La solapa que contiene el genio de Iury Lech en la fabulosa edición que ha dedicado Jekyll&Jill a su libro La divina probabilidad de los recuerdos extintos es una síntesis de lo que como sociedad vamos a recordar del autor. Por ejemplo: artista multidisciplinar, descendiente de la diáspora ucraniana, pionero de la música electrónica y de la escena poética y audiovisual digital. A continuación damos con un índice evocador: La desambiguación del amnésico / Tribulaciones en el ruedo nihilista / Las alegrías del fracaso / La levitación acústica de los pensamientos / Una grandiosa biblioteca cósmica / De la ontonanología / Del viaje hermético al silencio efímero / La precipitación aceleracionista. Conoceremos a Wolef, a quien seguiremos en un viaje mnemotécnico  a través de experiencias que suceden o que sucederán, que se están recordando y creando, quizás también destruyendo. El viaje de Wolef es a lo largo de sí mismo: es un auténtico egonauta que se contempla y que en determinados momentos llega a verse. Lo que piensa Wolef que es, lo que los demás piensan que es, lo que es o podría llegar a haber sido se combinan en un poliedro de probabilidades. Wolef es, en cierto modo. Wolef es una máscara. Mejor: una carcasa. No: un disfraz. Un gólem. “En una nueva circunvalación a la rueca de sus extintos recuerdos, Wolef tuvo la repentina certidumbre de que su padre había sido la encarnación del Inframundo […] En su nebulosa neuronal, Wolef sospechaba que podría tratarse de Levkoz ("), el arqueólogo del celuloide, el cual se había quitado la vida a los cuarenta y dos años, el mismo factor numérico que lo había perseguido toda la vida, en un hotel de la localidad turística de Ost, donde Wolef también creía recordar haber veraneado en su infancia. Este suceso habría acaecido en el mismo año, mes y día en el que Wolef cumplió los trece años, edad en la que alguien muy próximo a él, según la revelación posterior de la maga Oxis, lo maldeciría con un conjuro inquebrantable, ocasionándole el destino trágico de quien siendo el afortunado poseedor del árbol de las manzanas de oro, al ir a recogerlas para disfrutar de su tesoro descubriría que todas estaban podridas. Por esta causa, Wolef volvía una y otra vez a las playas pretéritas de su infancia y solo conseguía rascar de la experiencia una sensación de olvido carcomido en su interior por los años exangües”.
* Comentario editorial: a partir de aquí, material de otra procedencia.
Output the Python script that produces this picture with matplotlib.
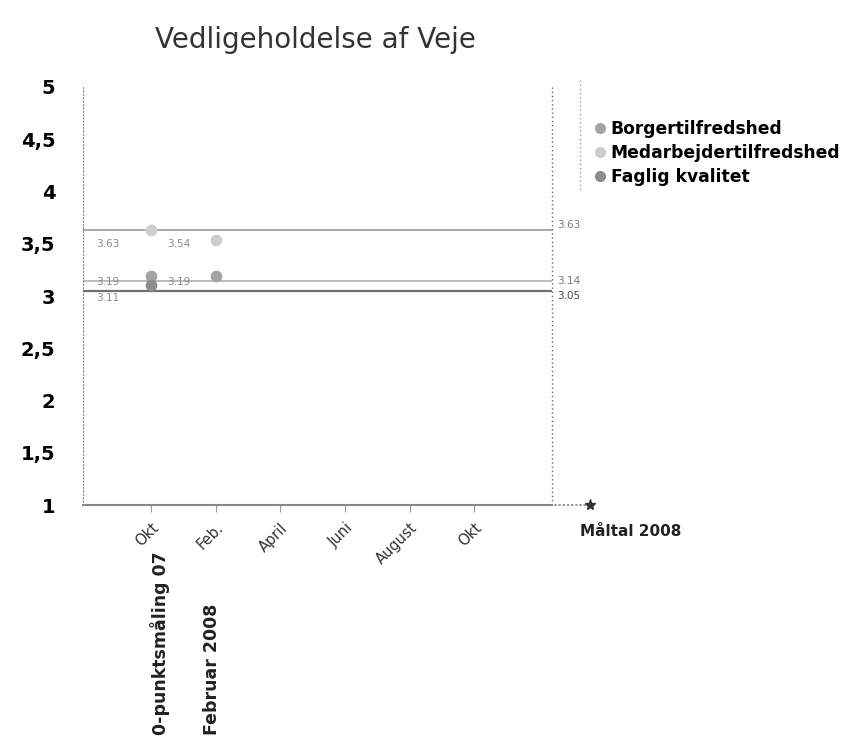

Existe la posibilidad, pensamos a veces, de que todo sea un decorado dispuesto para mí, que yo sea el protagonista de toda esta historia, que nadie muera en realidad, que esto sea la preparación para una gran fiesta sorpresa que dará comienzo al final, cuando me revelen la verdad. O puede ser incluso que esté jugando a un juego al que yo he decidido jugar y que con el game over vuelva en mí, y descubra que no soy ni siquiera humano. La vida es sueño, como escribía Calderón de la Barca, y como han creído intuir tantos congéneres desde que emergimos de las tinieblas de la ignorancia para caer en las garras de la sapiencia estrecha con los ojos todavía borrosos, y con el recelo de quizás en realidad aún no hayamos despertado. Y sobre partidas que terminan, o que pueden terminar, escribe también Lech pensando en el apagón final, en el cierre definitivo de la ópera espacial de ese animal venido a más que es el Homus Negator: “¿Y si la partida ha finiquitado, qué hacemos jugando a los dados con Deus? -Dios no ha muerto, ni siquiera lo han hecho la filosofía o la poesía. En realidad, quien ha desaparecido es el hombre. Se ha eclipsado por su desprecio hacia lo absoluto de la realidad”.